THE repurposing of buildings in Glasgow city centre could help in the area’s recovery from the Covid-19 pandemic, a new report has said.
The report was presented to a Glasgow City Council committee, with it referring to an evidence base from recent research into the impact of the pandemic on the property and economy of the city centre.
Glasgow City Council said the report is an ‘important’ piece of research due to Glasgow facing ‘more severe’ impacts from the pandemic than other Scottish cities, which it said was due to its ‘relatively small’ population.
As well as other factors such as more hybrid working and the economic crisis, the local authority said a reduced footfall and visitor spend has ensued. It added that the pre-pandemic economic figure for the city centre was expected to be over £9.2 billion – with the actual figure standing at £8.27 billion.
The latest data on the performance of the business sector in the city centre shows that overall footfall is 19% lower than pre-covid, but with weekend and evening footfall up by 11% and 18%, while weekly and lunchtime footfall – while recovering – is at 84% of pre-covid levels.
Other impacts in the sector include rising energy and business costs; difficulties in recruiting and retaining staff; office vacancy rates up to 14%; and challenges around night-time economy transport provision.

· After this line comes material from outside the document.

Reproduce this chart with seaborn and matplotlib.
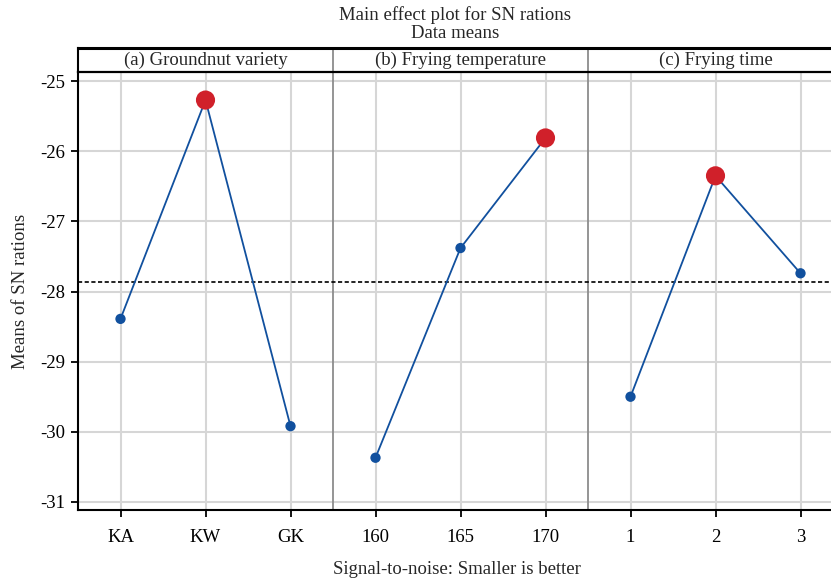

In addition, the impacts of the pandemic have also caused an acceleration in shifts in the demand for, and supply of property. The council explained that investors and occupiers of office space now seek high-quality, flexible and sustainable space, causing a ‘significant’ amount of privately-owned commercial property in the city centre to be no longer fit for purpose, and the repurposing of such space is now key to the area’s recovery, it added.
Research into the use of city centre property suggests there is a general need for smaller, higher quality, more agile offices; SMEs require affordable multi-occupied increased managed centres; more than 400 pre-1960 office spaces are seen as obsolete and are prime sites for conversion/repurposing; the conversion/repurposing of upper floors for residential use only results in small-scale outcomes (average of 10 units) and does not achieve the large scale outcomes required to deal with the legacy of redundant office property.
Further to this is declining rents in the retail and leisure sectors, with engagement responses indicating worries over the continued impact of online shopping. There is also a need to accelerate adaptation and diversification and greening, hotels and hospitality have high fixed costs and reduced demand, and space is required for the city’s growing technology and innovation sectors.
The local authority said that recommendations of the research report into city centre property mean that – as some matters are outwith the control of the council – the support and participation of the Scottish and UK governments is needed. A particular issue identified is the future use of the upper floors of Victorian and Georgian buildings in the city centre, the cost and complexity of their repurposing being added to by conservation area and listed building considerations.
Other key findings include the need to incentivise development/disincentivise long-term empty properties and sites; deliver affordable housing and support the creative economy; support for the removal of technical, practical and fiscal barriers to refurbishment and repurposing to allow this happen at scale; and considering how best to matchmake developers with end users/building opportunities.
The council said it will now continue to work with the governments and other city partners to develop an action plan – to be fed into the new city centre strategy – to be delivered over the next two years.
Councillor Angus Millar, convener for city centre recovery at Glasgow City Council, said, “The research into the challenges and opportunities facing the city centre underlines the need to consider what must be done to make it a thriving, sustainable place – and looking at how properties once used for retailing or commerce can be made into homes and other types of uses is just one course of action.
“We will work with partners to ensure that all steps open to us are taken to make the changes necessary to create a city centre that is attractive as possible a place in which to work, live, study, invest and visit. The council will now engage with key stakeholders to respond to this evidence base and outline our aspirations for property repurposing in the new year.”
Stuart Patrick, chief executive of the Glasgow chamber of commerce, added, “This is an important step towards Glasgow’s recovery from the pandemic. Our city centre has gone through a rapid transformation in the last few years and this report highlights the challenges we face but also the huge opportunities available when it comes to reshaping. Specifically, the report identifies clear objectives in helping our recovery which are achievable and can be implemented immediately.
“Issues such as bringing older units which are no longer fit for purpose back into active use, helping the city meet targets for growing its residential population and working in partnership with developers to maximise the opportunity of catalytic developments, including existing proposals for Buchanan Galleries and St Enoch Centre, are all plans which we at Glasgow Chamber of Commerce fully support. The quality of these reports and the strategic direction upon which it wants to take the city centre forward should be welcomed and supported by all levels of government as we look to grow and redevelop what Glasgow city centre can offer its businesses, residents and visitors.”
The research report into city centre property was carried out by Ryden, while the research report into the city centre economy was carried out by Stantec. Both of the specialist reports were commissioned by the Glasgow Chamber of Commerce on behalf of the council.